### DATA EXTRACT
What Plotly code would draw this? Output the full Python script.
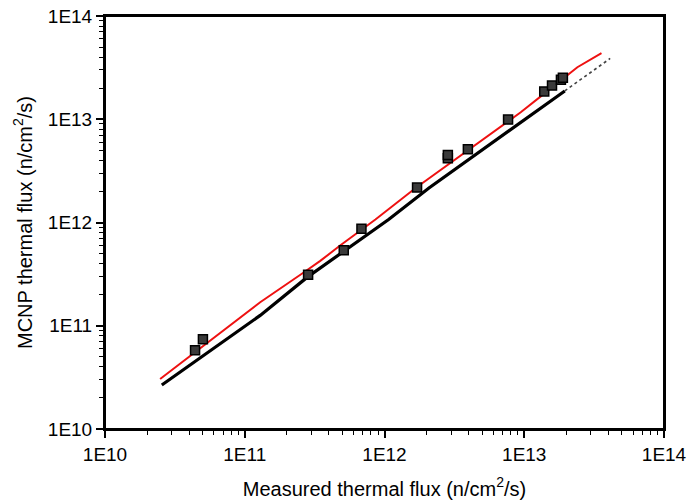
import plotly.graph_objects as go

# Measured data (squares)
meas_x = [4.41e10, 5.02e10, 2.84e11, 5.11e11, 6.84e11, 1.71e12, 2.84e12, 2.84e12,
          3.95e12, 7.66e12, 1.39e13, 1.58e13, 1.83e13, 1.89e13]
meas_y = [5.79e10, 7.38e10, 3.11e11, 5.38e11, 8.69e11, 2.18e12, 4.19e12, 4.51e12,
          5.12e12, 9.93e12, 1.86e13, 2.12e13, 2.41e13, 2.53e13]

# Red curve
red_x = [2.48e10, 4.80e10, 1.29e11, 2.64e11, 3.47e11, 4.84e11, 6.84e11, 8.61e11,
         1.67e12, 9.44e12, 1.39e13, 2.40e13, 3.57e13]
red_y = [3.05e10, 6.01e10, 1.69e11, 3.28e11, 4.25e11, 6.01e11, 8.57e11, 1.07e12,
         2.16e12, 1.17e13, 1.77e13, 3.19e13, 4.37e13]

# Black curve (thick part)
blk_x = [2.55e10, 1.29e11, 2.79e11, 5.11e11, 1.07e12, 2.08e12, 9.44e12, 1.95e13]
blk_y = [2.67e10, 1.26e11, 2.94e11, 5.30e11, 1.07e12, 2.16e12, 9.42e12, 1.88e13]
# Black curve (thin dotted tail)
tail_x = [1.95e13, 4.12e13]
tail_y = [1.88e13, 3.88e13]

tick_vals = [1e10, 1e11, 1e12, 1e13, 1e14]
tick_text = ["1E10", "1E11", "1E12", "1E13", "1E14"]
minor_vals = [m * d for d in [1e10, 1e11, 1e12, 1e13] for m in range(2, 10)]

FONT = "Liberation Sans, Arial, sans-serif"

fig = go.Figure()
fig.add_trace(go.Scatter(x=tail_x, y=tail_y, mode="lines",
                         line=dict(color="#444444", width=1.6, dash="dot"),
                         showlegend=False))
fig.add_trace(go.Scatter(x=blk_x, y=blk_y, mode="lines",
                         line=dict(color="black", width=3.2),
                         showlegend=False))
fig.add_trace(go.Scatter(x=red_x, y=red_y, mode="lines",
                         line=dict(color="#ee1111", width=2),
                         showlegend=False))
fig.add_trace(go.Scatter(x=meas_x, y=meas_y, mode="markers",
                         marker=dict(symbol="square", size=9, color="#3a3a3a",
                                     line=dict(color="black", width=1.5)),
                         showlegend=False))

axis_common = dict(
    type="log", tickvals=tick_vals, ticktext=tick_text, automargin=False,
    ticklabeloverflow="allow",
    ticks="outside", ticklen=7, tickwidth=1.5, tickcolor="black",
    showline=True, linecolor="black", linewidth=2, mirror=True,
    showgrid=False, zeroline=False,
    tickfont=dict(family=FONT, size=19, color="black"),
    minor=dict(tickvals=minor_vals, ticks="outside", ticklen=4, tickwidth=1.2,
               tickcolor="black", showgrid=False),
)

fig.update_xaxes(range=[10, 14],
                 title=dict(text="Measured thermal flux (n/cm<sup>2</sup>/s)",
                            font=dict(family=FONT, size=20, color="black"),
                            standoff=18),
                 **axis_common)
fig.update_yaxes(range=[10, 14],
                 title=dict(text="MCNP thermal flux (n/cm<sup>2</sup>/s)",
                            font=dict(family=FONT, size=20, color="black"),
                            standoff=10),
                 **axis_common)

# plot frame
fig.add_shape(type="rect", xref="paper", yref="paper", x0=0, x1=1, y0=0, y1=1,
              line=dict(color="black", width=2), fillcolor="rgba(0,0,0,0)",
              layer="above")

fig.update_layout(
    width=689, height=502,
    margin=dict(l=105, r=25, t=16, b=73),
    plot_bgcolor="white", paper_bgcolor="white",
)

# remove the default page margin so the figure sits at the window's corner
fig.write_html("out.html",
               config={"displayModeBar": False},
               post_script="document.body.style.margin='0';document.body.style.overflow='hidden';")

### TO DO
Exactly as written, return every line of the listing, but not the pictures.

### RESPONSE
What Plotly code would draw this? Output the full Python script.
import plotly.graph_objects as go

# Measured data (squares)
meas_x = [4.41e10, 5.02e10, 2.84e11, 5.11e11, 6.84e11, 1.71e12, 2.84e12, 2.84e12,
          3.95e12, 7.66e12, 1.39e13, 1.58e13, 1.83e13, 1.89e13]
meas_y = [5.79e10, 7.38e10, 3.11e11, 5.38e11, 8.69e11, 2.18e12, 4.19e12, 4.51e12,
          5.12e12, 9.93e12, 1.86e13, 2.12e13, 2.41e13, 2.53e13]

# Red curve
red_x = [2.48e10, 4.80e10, 1.29e11, 2.64e11, 3.47e11, 4.84e11, 6.84e11, 8.61e11,
         1.67e12, 9.44e12, 1.39e13, 2.40e13, 3.57e13]
red_y = [3.05e10, 6.01e10, 1.69e11, 3.28e11, 4.25e11, 6.01e11, 8.57e11, 1.07e12,
         2.16e12, 1.17e13, 1.77e13, 3.19e13, 4.37e13]

# Black curve (thick part)
blk_x = [2.55e10, 1.29e11, 2.79e11, 5.11e11, 1.07e12, 2.08e12, 9.44e12, 1.95e13]
blk_y = [2.67e10, 1.26e11, 2.94e11, 5.30e11, 1.07e12, 2.16e12, 9.42e12, 1.88e13]
# Black curve (thin dotted tail)
tail_x = [1.95e13, 4.12e13]
tail_y = [1.88e13, 3.88e13]

tick_vals = [1e10, 1e11, 1e12, 1e13, 1e14]
tick_text = ["1E10", "1E11", "1E12", "1E13", "1E14"]
minor_vals = [m * d for d in [1e10, 1e11, 1e12, 1e13] for m in range(2, 10)]

FONT = "Liberation Sans, Arial, sans-serif"

fig = go.Figure()
fig.add_trace(go.Scatter(x=tail_x, y=tail_y, mode="lines",
                         line=dict(color="#444444", width=1.6, dash="dot"),
                         showlegend=False))
fig.add_trace(go.Scatter(x=blk_x, y=blk_y, mode="lines",
                         line=dict(color="black", width=3.2),
                         showlegend=False))
fig.add_trace(go.Scatter(x=red_x, y=red_y, mode="lines",
                         line=dict(color="#ee1111", width=2),
                         showlegend=False))
fig.add_trace(go.Scatter(x=meas_x, y=meas_y, mode="markers",
                         marker=dict(symbol="square", size=9, color="#3a3a3a",
                                     line=dict(color="black", width=1.5)),
                         showlegend=False))

axis_common = dict(
    type="log", tickvals=tick_vals, ticktext=tick_text, automargin=False,
    ticklabeloverflow="allow",
    ticks="outside", ticklen=7, tickwidth=1.5, tickcolor="black",
    showline=True, linecolor="black", linewidth=2, mirror=True,
    showgrid=False, zeroline=False,
    tickfont=dict(family=FONT, size=19, color="black"),
    minor=dict(tickvals=minor_vals, ticks="outside", ticklen=4, tickwidth=1.2,
               tickcolor="black", showgrid=False),
)

fig.update_xaxes(range=[10, 14],
                 title=dict(text="Measured thermal flux (n/cm<sup>2</sup>/s)",
                            font=dict(family=FONT, size=20, color="black"),
                            standoff=18),
                 **axis_common)
fig.update_yaxes(range=[10, 14],
                 title=dict(text="MCNP thermal flux (n/cm<sup>2</sup>/s)",
                            font=dict(family=FONT, size=20, color="black"),
                            standoff=10),
                 **axis_common)

# plot frame
fig.add_shape(type="rect", xref="paper", yref="paper", x0=0, x1=1, y0=0, y1=1,
              line=dict(color="black", width=2), fillcolor="rgba(0,0,0,0)",
              layer="above")

fig.update_layout(
    width=689, height=502,
    margin=dict(l=105, r=25, t=16, b=73),
    plot_bgcolor="white", paper_bgcolor="white",
)

# remove the default page margin so the figure sits at the window's corner
fig.write_html("out.html",
               config={"displayModeBar": False},
               post_script="document.body.style.margin='0';document.body.style.overflow='hidden';")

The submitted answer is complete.